Rodbaston is the flagship example. Facilities described by the college include a working farm, an Animal Zone, an Equine Centre, a veterinary laboratory and operation unit, a wind farm, horticulture greenhouse space, and a Fisheries Centre. The Animal Zone is described as home to around 600 animals across more than 140 species, which underlines how far beyond a typical classroom-based animal care course this can be.
On the engineering and technical side, workshops such as motor vehicle and plumbing facilities, plus specialist centres like a Gas Centre, suggest a training model rooted in real equipment and applied competence. For students who learn best by doing, this is often the deciding factor.
Timetables and daily hours can vary substantially by course type, campus, and whether the route includes placements or apprenticeships. Families should plan to confirm start and finish times for the specific course, as well as travel expectations between sites where relevant.
Open days and taster sessions are a practical way to test commute routes, campus layout, and the realism of day-to-day logistics before committing.
Outcomes vary by pathway. University progression exists, but employment and apprenticeships are also common destinations. Families should choose the programme based on the desired next step, not the provider name alone.
Campus and course make the experience. A student on a land-based course at Rodbaston will have a different daily rhythm to a student on a classroom-led programme elsewhere. Visit the relevant campus, not just any open day.
Independence expectations are real. Post-16 learning requires self-management. Students who struggled with attendance or organisation in Year 11 may need a tighter support plan from day one.
Specialist routes need early planning. For learners who may need enhanced support, including high-needs provision, start conversations early so that transitions and services are in place from the beginning.
South Staffordshire College suits students who want practical, career-aligned learning and a choice of routes beyond a traditional school sixth form, including apprenticeships, adult retraining, and specialist land-based pathways. It can also suit families looking for a supported post-16 option through its high-needs provision. The key is matching the student’s next-step goal to the right campus and programme, then validating the day-to-day reality at an open event.
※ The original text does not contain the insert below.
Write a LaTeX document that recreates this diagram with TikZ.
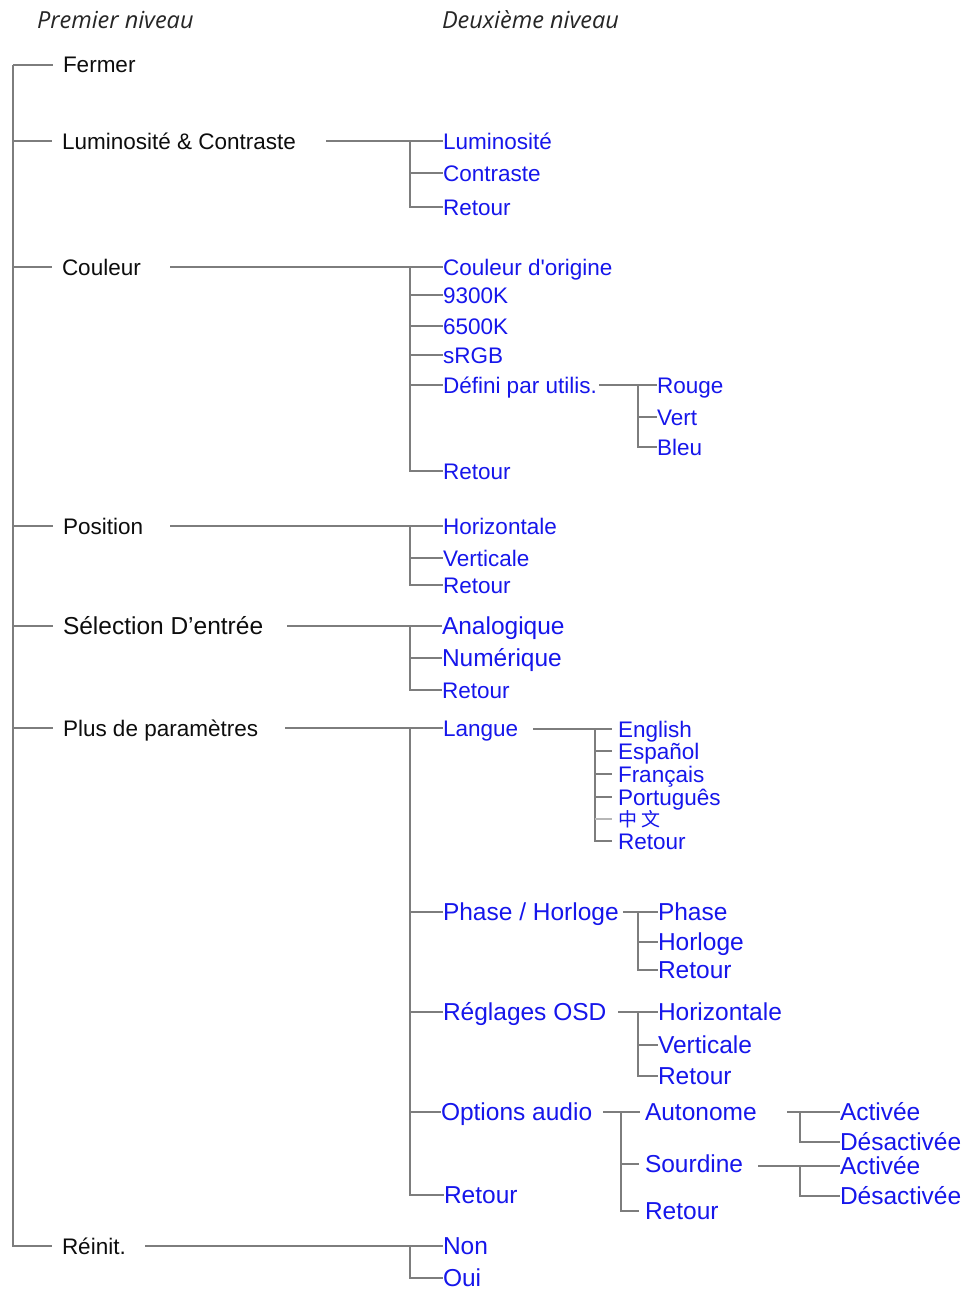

South Staffordshire College was rated Good at its most recent inspection (April 2024). It offers a broad post-16 mix including study programmes for young people, adult learning, apprenticeships, and provision for learners with high needs. Whether it is a good fit depends on the course and campus you choose and the student’s preferred progression route.
The college includes post-16 and adult routes, including technical and land-based programmes, apprenticeships, and supported learning. The Rodbaston site is particularly associated with animal management, equine, and land-based facilities.
Applications are made directly to the college, typically online. Many courses operate on a rolling basis, so earlier applications can help with course choice and planning. The college also uses open days and taster sessions to support decision-making for school leavers.
The college advertises open days in March and May 2026, with booking advised. It also runs taster days in February 2026 for Year 10 and Year 11 students who are exploring September 2026 entry.
Yes. The college promotes a specialist strand, Futures@SSC, designed to support learners with significant needs in a safe and secure learning environment. Families should discuss individual support requirements early to ensure the right planning and transition.
Yes, some do. For the 2023 to 2024 leavers cohort, 10% progressed to university. Many learners also progress into employment and apprenticeships, so the best route is the one aligned to the student’s intended destination.